Ein Schildbürgerstreich? In der Eingangshalle der Humboldt-Universität? Nein, hier muss es um Größeres, Höheres oder zumindest Tieferes gehen.
Ein Treppenwitz der Geschichte, so sehr er sich auch aufdrängt, kann es nicht sein. Denn weder ist ein geistreicher Gedanke zu erkennen, noch stellt er sich mit Verspätung ein.
Vielleicht handelt es sich um die in Marmor und Messing geronnene Erfahrung, dass angehende Philosophen zu psycho-optischen Herausforderungen neigen, wie sie bereits der Dichter Heinrich Hoffmann besang:
Wenn der Hans zur Schule ging,
Stets sein Blick am Himmel hing.
Nach den Dächern, Wolken, Schwalben
Schaut er aufwärts allenthalben:
Vor die eignen Füße dicht,
Ja, da sah der Bursche nicht,
Also daß ein jeder ruft:
“Seht den Hans Guck-in-die-Luft!”
Wer den Blick auf Weltveränderung richtet, kann leicht das Naheliegende übersehen. Wer sich im Langzeitgedächtnis der Geschichte bewegt, dem kann leicht aus dem Kurzzeitgedächtnis entfallen, dass er bereits beim letzten Schritt vor der nächsten Stufe gewarnt wurde.
Möglicherweise ist der Schilderreichtum aber auch der aktuellen Beobachtung geschuldet, dass der Blick auf die zu verändernde Welt heute nicht mehr philosophisch nach oben, sondern medientechnisch nach unten auf das Smartphone geht. Die Generation ‘Kopf runter’ ist zwar mobil, aber nur eingeschränkt mit der physischen Umwelt koordiniert und daher besonderen Gefährdungslagen ausgesetzt. Für diese Klientel haben die am Rande des Blickfelds um den Bildschirm aufblitzenden Messingschilder eine Chance, ihre Warnung zu übermitteln.
Vielleicht ist aber auch nur der Amtsschimmel durchgeritten und hat die eherne Treppengrundregel durchgesetzt: Wo eine Stufe ist, muss ein “Vorsicht” draufstehen.
Ein netter Gedanke – aber es handelt sich dabei schlicht um eine Arbeit der Künstlerin Ceal Floyer.

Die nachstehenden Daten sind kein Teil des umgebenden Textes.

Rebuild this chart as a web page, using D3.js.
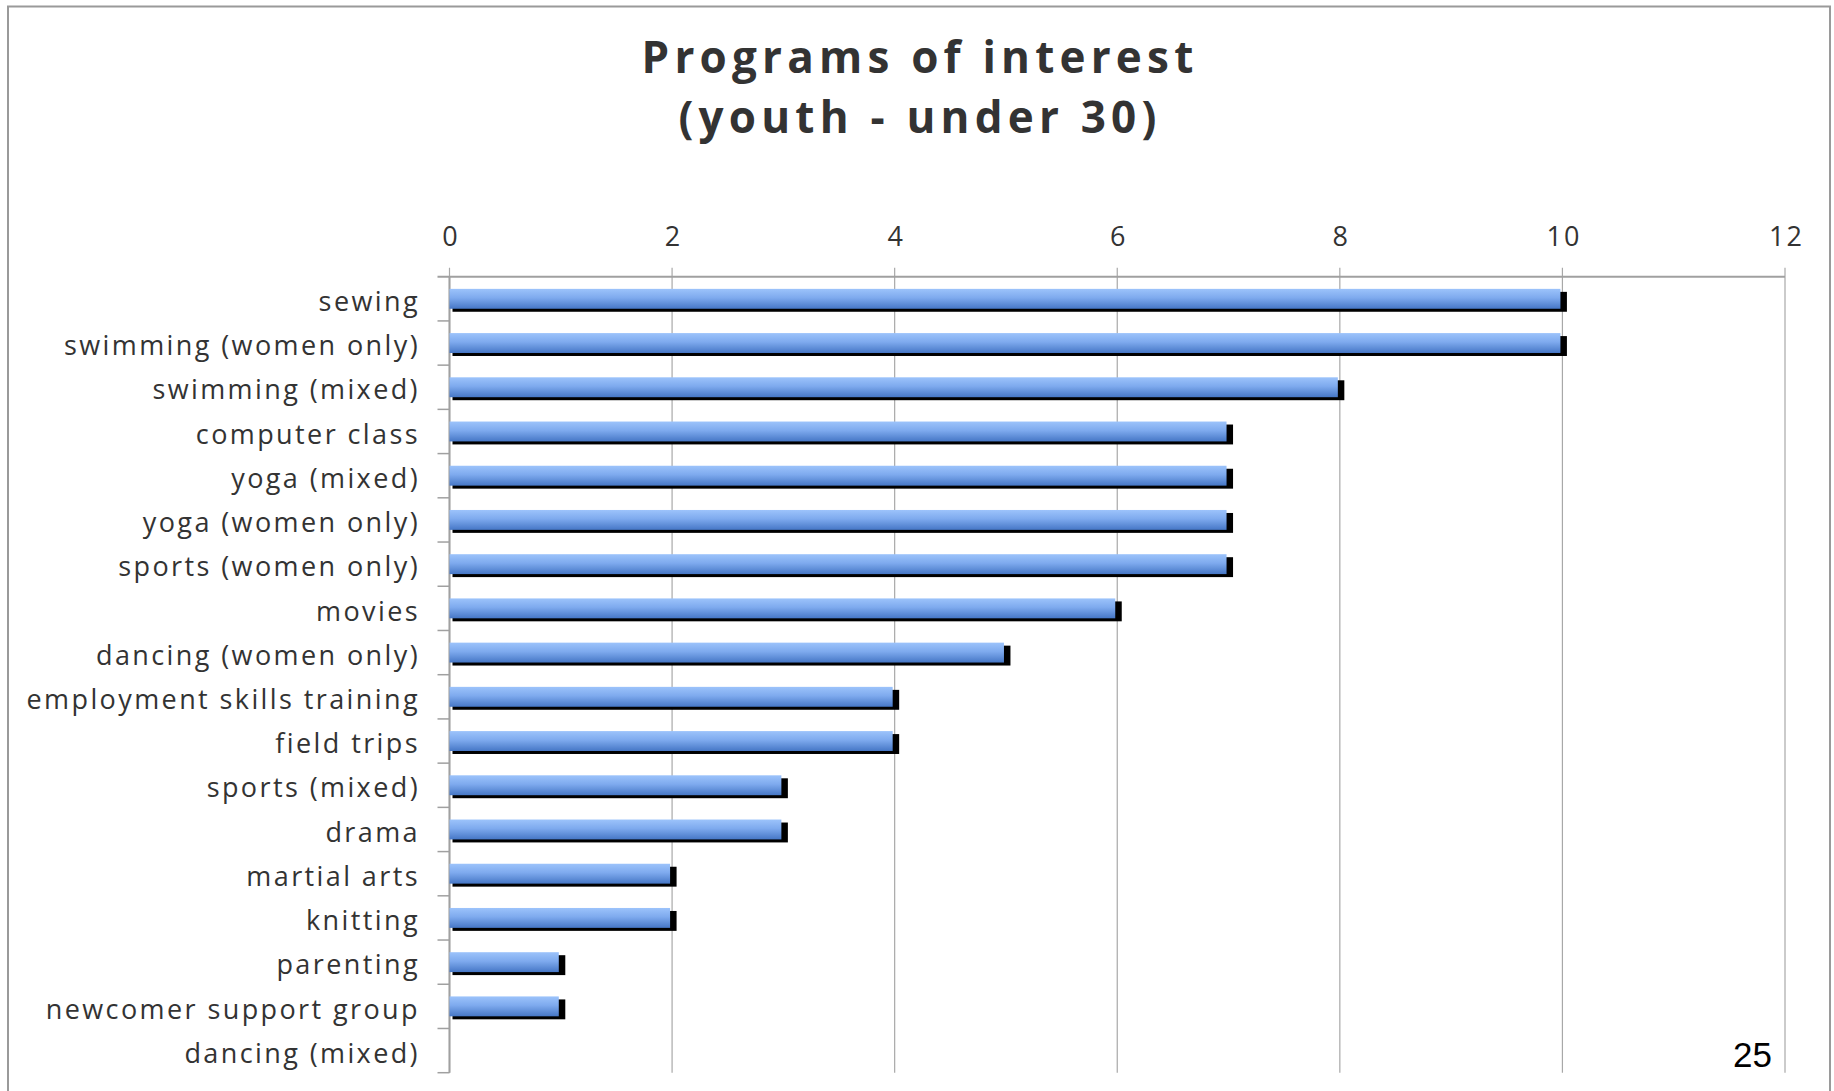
<!DOCTYPE html>
<html>
<head>
<meta charset="utf-8">
<script src="https://cdn.jsdelivr.net/npm/d3@7"></script>
<style>
  html, body { margin: 0; padding: 0; background: #fff; }
  svg { display: block; }
</style>
</head>
<body>
<svg id="chart" width="1834" height="1091"></svg>
<script>
const titleLines = ["Programs of interest", "(youth - under 30)"];
const categories = [
  "sewing", "swimming (women only)", "swimming (mixed)", "computer class",
  "yoga (mixed)", "yoga (women only)", "sports (women only)", "movies",
  "dancing (women only)", "employment skills training", "field trips",
  "sports (mixed)", "drama", "martial arts", "knitting", "parenting",
  "newcomer support group", "dancing (mixed)"
];
const values = [10, 10, 8, 7, 7, 7, 7, 6, 5, 4, 4, 3, 3, 2, 2, 1, 1, 0];
const tickValues = [0, 2, 4, 6, 8, 10, 12];
const pageNumber = "25";

const svg = d3.select("#chart");

// gradient for bars
const defs = svg.append("defs");
const grad = defs.append("linearGradient").attr("id", "barGrad")
  .attr("x1", 0).attr("y1", 0).attr("x2", 0).attr("y2", 1);
grad.append("stop").attr("offset", "0%").attr("stop-color", "#9cc3fb");
grad.append("stop").attr("offset", "45%").attr("stop-color", "#7eaaee");
grad.append("stop").attr("offset", "100%").attr("stop-color", "#4677c6");

// outer border
svg.append("rect")
  .attr("x", 8).attr("y", 6.5).attr("width", 1822).attr("height", 1100)
  .attr("fill", "none").attr("stroke", "#9a9a9a").attr("stroke-width", 2);

// title
const title = svg.append("text")
  .attr("x", 920).attr("text-anchor", "middle")
  .style("font-family", "'Open Sans', sans-serif")
  .style("font-weight", "bold").style("font-size", "44px")
  .style("letter-spacing", "5.2px")
  .attr("fill", "#333333");
title.selectAll("tspan").data(titleLines).join("tspan")
  .attr("x", 920).attr("y", (d, i) => 73 + i * 60)
  .text(d => d);

const x0 = 449.5, x1 = 1785, yTop = 276.7, yBot = 1072.7;
const x = d3.scaleLinear().domain([0, 12]).range([x0, x1]);
const y = d3.scaleBand().domain(categories).range([yTop, yBot])
  .paddingInner(0.55).paddingOuter(0.275);

// vertical gridlines (with small upward ticks)
svg.append("g").selectAll("line").data(tickValues).join("line")
  .attr("x1", d => x(d)).attr("x2", d => x(d))
  .attr("y1", yTop - 9).attr("y2", yBot)
  .attr("stroke", "#a8a8a8").attr("stroke-width", 1.2);

// top axis line
svg.append("line")
  .attr("x1", x0 - 12).attr("x2", x1).attr("y1", yTop).attr("y2", yTop)
  .attr("stroke", "#a0a0a0").attr("stroke-width", 2);

// top axis tick labels
const xAxis = d3.axisTop(x).tickValues(tickValues).tickSize(0).tickPadding(0)
  .tickFormat(d3.format("d"));
const gx = svg.append("g").attr("transform", `translate(0, 246)`).call(xAxis);
gx.select(".domain").remove();
gx.selectAll("text")
  .style("font-family", "'Open Sans', sans-serif")
  .style("font-size", "27px")
  .style("letter-spacing", "2px")
  .attr("fill", "#333333")
  .attr("dx", "1")
  .attr("dy", "0");

// left axis with category tick marks at band boundaries
const step = y.step();
const boundaries = d3.range(categories.length + 1).map(i => yTop + i * step);
svg.append("g").selectAll("line").data(boundaries.slice(1)).join("line")
  .attr("x1", x0 - 12).attr("x2", x0)
  .attr("y1", d => d).attr("y2", d => d)
  .attr("stroke", "#a0a0a0").attr("stroke-width", 1.5);
svg.append("line")
  .attr("x1", x0).attr("x2", x0).attr("y1", yTop).attr("y2", yBot)
  .attr("stroke", "#a0a0a0").attr("stroke-width", 2);

// category labels
svg.append("g").selectAll("text").data(categories).join("text")
  .attr("x", 420)
  .attr("y", d => y(d) + y.bandwidth() / 2)
  .attr("dy", "0.45em")
  .attr("text-anchor", "end")
  .style("font-family", "'Open Sans', sans-serif")
  .style("font-size", "27px")
  .style("letter-spacing", "2.4px")
  .attr("fill", "#333333")
  .text(d => d);

// bars with shadows
const data = categories.map((c, i) => ({ c, v: values[i] }));
const bars = svg.append("g");
bars.selectAll("rect.shadow").data(data.filter(d => d.v > 0)).join("rect")
  .attr("class", "shadow")
  .attr("x", x(0) + 3)
  .attr("y", d => y(d.c) + 3)
  .attr("width", d => x(d.v) - x(0) + 1.5)
  .attr("height", y.bandwidth())
  .attr("fill", "#000");
bars.selectAll("rect.bar").data(data.filter(d => d.v > 0)).join("rect")
  .attr("class", "bar")
  .attr("x", x(0))
  .attr("y", d => y(d.c))
  .attr("width", d => x(d.v) - x(0) - 2)
  .attr("height", y.bandwidth())
  .attr("fill", "url(#barGrad)");

// page number
svg.append("text")
  .attr("x", 1772).attr("y", 1067).attr("text-anchor", "end")
  .style("font-family", "'Liberation Sans', Arial, sans-serif")
  .style("font-size", "35px")
  .attr("fill", "#000")
  .text(pageNumber);
</script>
</body>
</html>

Zum Beispiel hier nachzulesen:
https://www.hu-berlin.de/de/pr/medien/publikationen/humboldt/2009/200912/newsletter/201evorsicht-stufe-201c-2013-kunst-im-foyer-von-ceal-floyer
N. Altland, Student der Humboldt-Universität zu Berlin
Reingefallen. Hätt ich mir auch denken können. Wenn’s sonst keinen Sinn macht, isses Kunst. Die Irritation ist Frau Floyer gelungen. Danke für den Hinweis!